** begin Data block **

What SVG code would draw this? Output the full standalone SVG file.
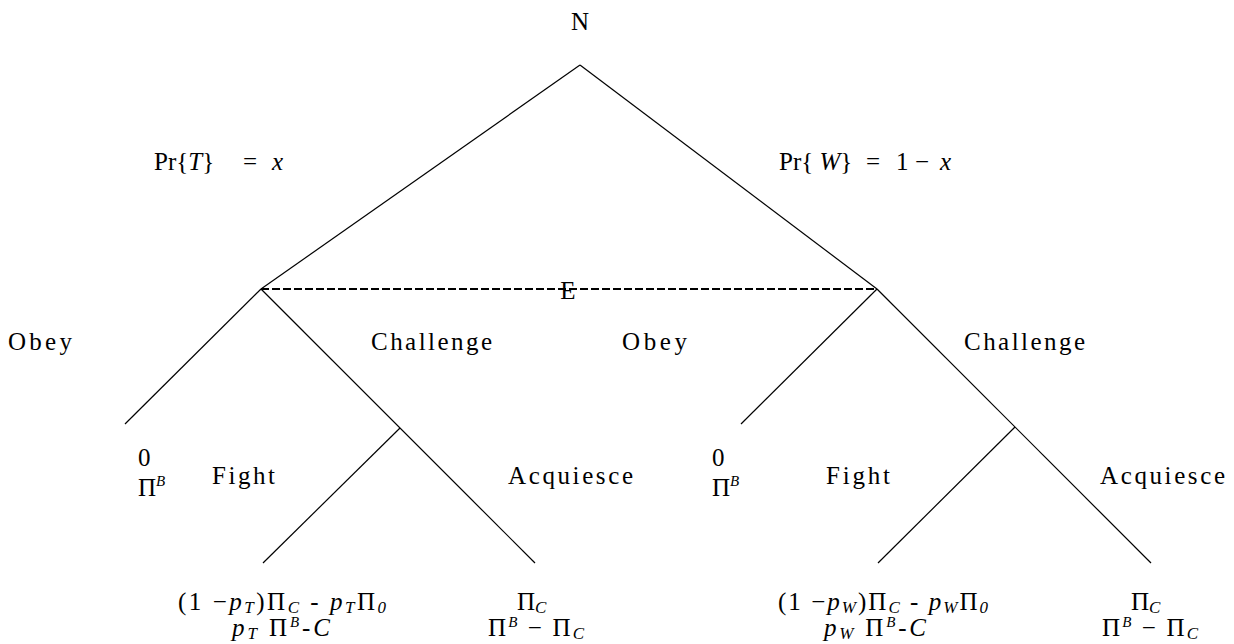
<svg xmlns="http://www.w3.org/2000/svg" width="1234" height="644" viewBox="0 0 1234 644">
<style>
text{font-family:"Liberation Serif","Times New Roman",serif;font-size:25px;fill:#000}
.i{font-style:italic}
.s{font-style:italic;font-size:17px}
.e{font-size:15px;font-style:italic}
.f{font-size:25px}
.ln{stroke:#000;stroke-width:1.2;fill:none}
.dash{stroke:#000;stroke-width:2.2;stroke-dasharray:8 3;fill:none}
</style>
<rect width="1234" height="644" fill="#fff"/>
<g id="connectors">
<line class="ln" x1="580" y1="65" x2="261" y2="289"/>
<line class="ln" x1="580" y1="65" x2="877" y2="289"/>
<line class="ln" x1="261" y1="289" x2="125" y2="424"/>
<line class="ln" x1="261" y1="289" x2="535" y2="563"/>
<line class="ln" x1="400" y1="428" x2="263" y2="563"/>
<line class="ln" x1="877" y1="289" x2="741" y2="424"/>
<line class="ln" x1="877" y1="289" x2="1151" y2="563"/>
<line class="ln" x1="1015" y1="427" x2="878" y2="563"/>
<line class="dash" x1="261" y1="289" x2="877" y2="289"/>
</g>
<g id="node-N"><text x="580" y="30" text-anchor="middle">N</text></g>
<g id="label-T"><text x="154" y="170" font-size="26">Pr{<tspan class="i">T</tspan>}<tspan x="243">=</tspan><tspan class="i" x="272">x</tspan></text></g>
<g id="label-W"><text x="779" y="170" font-size="26">Pr{ <tspan class="i">W</tspan>}<tspan x="866">=</tspan><tspan x="896">1</tspan><tspan x="915">−</tspan><tspan class="i" x="940">x</tspan></text></g>
<g id="node-E"><text x="568" y="299" text-anchor="middle">E</text></g>
<g id="node-left-entrant">
<text x="8" y="350" textLength="64" lengthAdjust="spacing">Obey</text>
<text x="371" y="350" textLength="121" lengthAdjust="spacing">Challenge</text>
</g>
<g id="node-right-entrant">
<text x="622" y="350" textLength="65" lengthAdjust="spacing">Obey</text>
<text x="964" y="350" textLength="121" lengthAdjust="spacing">Challenge</text>
</g>
<g id="leaf-left-obey">
<text x="138" y="466">0</text>
<text x="138" y="496">Π<tspan class="e" dy="-10">B</tspan></text>
</g>
<g id="node-left-incumbent">
<text x="212" y="484" textLength="63" lengthAdjust="spacing">Fight</text>
<text x="508" y="484" textLength="125" lengthAdjust="spacing">Acquiesce</text>
</g>
<g id="leaf-left-fight">
<text class="f" x="178" y="610" textLength="208" lengthAdjust="spacing">(1 −<tspan class="i">p</tspan><tspan class="s" dy="3">T</tspan><tspan dy="-3">)Π</tspan><tspan class="s" dy="3">C</tspan><tspan dy="-3"> - </tspan><tspan class="i">p</tspan><tspan class="s" dy="3">T</tspan><tspan dy="-3">Π</tspan><tspan class="s" dy="3">0</tspan></text>
<text class="f" x="232" y="636" textLength="98" lengthAdjust="spacing"><tspan class="i">p</tspan><tspan class="s" dy="3">T</tspan><tspan dy="-3"> Π</tspan><tspan class="e" dy="-9">B</tspan><tspan dy="9">-</tspan><tspan class="i">C</tspan></text>
</g>
<g id="leaf-left-acquiesce">
<text class="f" x="517" y="610">Π<tspan class="s" dy="3">C</tspan></text>
<text class="f" x="488" y="636" textLength="96" lengthAdjust="spacing">Π<tspan class="e" dy="-9">B</tspan><tspan dy="9"> − Π</tspan><tspan class="s" dy="3">C</tspan></text>
</g>
<g id="leaf-right-obey">
<text x="712" y="466">0</text>
<text x="712" y="496">Π<tspan class="e" dy="-10">B</tspan></text>
</g>
<g id="node-right-incumbent">
<text x="826" y="484" textLength="64" lengthAdjust="spacing">Fight</text>
<text x="1100" y="484" textLength="125" lengthAdjust="spacing">Acquiesce</text>
</g>
<g id="leaf-right-fight">
<text class="f" x="778" y="610" textLength="210" lengthAdjust="spacing">(1 −<tspan class="i">p</tspan><tspan class="s" dy="3">W</tspan><tspan dy="-3">)Π</tspan><tspan class="s" dy="3">C</tspan><tspan dy="-3"> - </tspan><tspan class="i">p</tspan><tspan class="s" dy="3">W</tspan><tspan dy="-3">Π</tspan><tspan class="s" dy="3">0</tspan></text>
<text class="f" x="824" y="636" textLength="102" lengthAdjust="spacing"><tspan class="i">p</tspan><tspan class="s" dy="3">W</tspan><tspan dy="-3"> Π</tspan><tspan class="e" dy="-9">B</tspan><tspan dy="9">-</tspan><tspan class="i">C</tspan></text>
</g>
<g id="leaf-right-acquiesce">
<text class="f" x="1131" y="610">Π<tspan class="s" dy="3">C</tspan></text>
<text class="f" x="1102" y="636" textLength="96" lengthAdjust="spacing">Π<tspan class="e" dy="-9">B</tspan><tspan dy="9"> − Π</tspan><tspan class="s" dy="3">C</tspan></text>
</g>
</svg>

** end Data block **

Task objective:
Copy the listing exactly. Any image in it stays out of the copy.

Written reply:
What SVG code would draw this? Output the full standalone SVG file.
<svg xmlns="http://www.w3.org/2000/svg" width="1234" height="644" viewBox="0 0 1234 644">
<style>
text{font-family:"Liberation Serif","Times New Roman",serif;font-size:25px;fill:#000}
.i{font-style:italic}
.s{font-style:italic;font-size:17px}
.e{font-size:15px;font-style:italic}
.f{font-size:25px}
.ln{stroke:#000;stroke-width:1.2;fill:none}
.dash{stroke:#000;stroke-width:2.2;stroke-dasharray:8 3;fill:none}
</style>
<rect width="1234" height="644" fill="#fff"/>
<g id="connectors">
<line class="ln" x1="580" y1="65" x2="261" y2="289"/>
<line class="ln" x1="580" y1="65" x2="877" y2="289"/>
<line class="ln" x1="261" y1="289" x2="125" y2="424"/>
<line class="ln" x1="261" y1="289" x2="535" y2="563"/>
<line class="ln" x1="400" y1="428" x2="263" y2="563"/>
<line class="ln" x1="877" y1="289" x2="741" y2="424"/>
<line class="ln" x1="877" y1="289" x2="1151" y2="563"/>
<line class="ln" x1="1015" y1="427" x2="878" y2="563"/>
<line class="dash" x1="261" y1="289" x2="877" y2="289"/>
</g>
<g id="node-N"><text x="580" y="30" text-anchor="middle">N</text></g>
<g id="label-T"><text x="154" y="170" font-size="26">Pr{<tspan class="i">T</tspan>}<tspan x="243">=</tspan><tspan class="i" x="272">x</tspan></text></g>
<g id="label-W"><text x="779" y="170" font-size="26">Pr{ <tspan class="i">W</tspan>}<tspan x="866">=</tspan><tspan x="896">1</tspan><tspan x="915">−</tspan><tspan class="i" x="940">x</tspan></text></g>
<g id="node-E"><text x="568" y="299" text-anchor="middle">E</text></g>
<g id="node-left-entrant">
<text x="8" y="350" textLength="64" lengthAdjust="spacing">Obey</text>
<text x="371" y="350" textLength="121" lengthAdjust="spacing">Challenge</text>
</g>
<g id="node-right-entrant">
<text x="622" y="350" textLength="65" lengthAdjust="spacing">Obey</text>
<text x="964" y="350" textLength="121" lengthAdjust="spacing">Challenge</text>
</g>
<g id="leaf-left-obey">
<text x="138" y="466">0</text>
<text x="138" y="496">Π<tspan class="e" dy="-10">B</tspan></text>
</g>
<g id="node-left-incumbent">
<text x="212" y="484" textLength="63" lengthAdjust="spacing">Fight</text>
<text x="508" y="484" textLength="125" lengthAdjust="spacing">Acquiesce</text>
</g>
<g id="leaf-left-fight">
<text class="f" x="178" y="610" textLength="208" lengthAdjust="spacing">(1 −<tspan class="i">p</tspan><tspan class="s" dy="3">T</tspan><tspan dy="-3">)Π</tspan><tspan class="s" dy="3">C</tspan><tspan dy="-3"> - </tspan><tspan class="i">p</tspan><tspan class="s" dy="3">T</tspan><tspan dy="-3">Π</tspan><tspan class="s" dy="3">0</tspan></text>
<text class="f" x="232" y="636" textLength="98" lengthAdjust="spacing"><tspan class="i">p</tspan><tspan class="s" dy="3">T</tspan><tspan dy="-3"> Π</tspan><tspan class="e" dy="-9">B</tspan><tspan dy="9">-</tspan><tspan class="i">C</tspan></text>
</g>
<g id="leaf-left-acquiesce">
<text class="f" x="517" y="610">Π<tspan class="s" dy="3">C</tspan></text>
<text class="f" x="488" y="636" textLength="96" lengthAdjust="spacing">Π<tspan class="e" dy="-9">B</tspan><tspan dy="9"> − Π</tspan><tspan class="s" dy="3">C</tspan></text>
</g>
<g id="leaf-right-obey">
<text x="712" y="466">0</text>
<text x="712" y="496">Π<tspan class="e" dy="-10">B</tspan></text>
</g>
<g id="node-right-incumbent">
<text x="826" y="484" textLength="64" lengthAdjust="spacing">Fight</text>
<text x="1100" y="484" textLength="125" lengthAdjust="spacing">Acquiesce</text>
</g>
<g id="leaf-right-fight">
<text class="f" x="778" y="610" textLength="210" lengthAdjust="spacing">(1 −<tspan class="i">p</tspan><tspan class="s" dy="3">W</tspan><tspan dy="-3">)Π</tspan><tspan class="s" dy="3">C</tspan><tspan dy="-3"> - </tspan><tspan class="i">p</tspan><tspan class="s" dy="3">W</tspan><tspan dy="-3">Π</tspan><tspan class="s" dy="3">0</tspan></text>
<text class="f" x="824" y="636" textLength="102" lengthAdjust="spacing"><tspan class="i">p</tspan><tspan class="s" dy="3">W</tspan><tspan dy="-3"> Π</tspan><tspan class="e" dy="-9">B</tspan><tspan dy="9">-</tspan><tspan class="i">C</tspan></text>
</g>
<g id="leaf-right-acquiesce">
<text class="f" x="1131" y="610">Π<tspan class="s" dy="3">C</tspan></text>
<text class="f" x="1102" y="636" textLength="96" lengthAdjust="spacing">Π<tspan class="e" dy="-9">B</tspan><tspan dy="9"> − Π</tspan><tspan class="s" dy="3">C</tspan></text>
</g>
</svg>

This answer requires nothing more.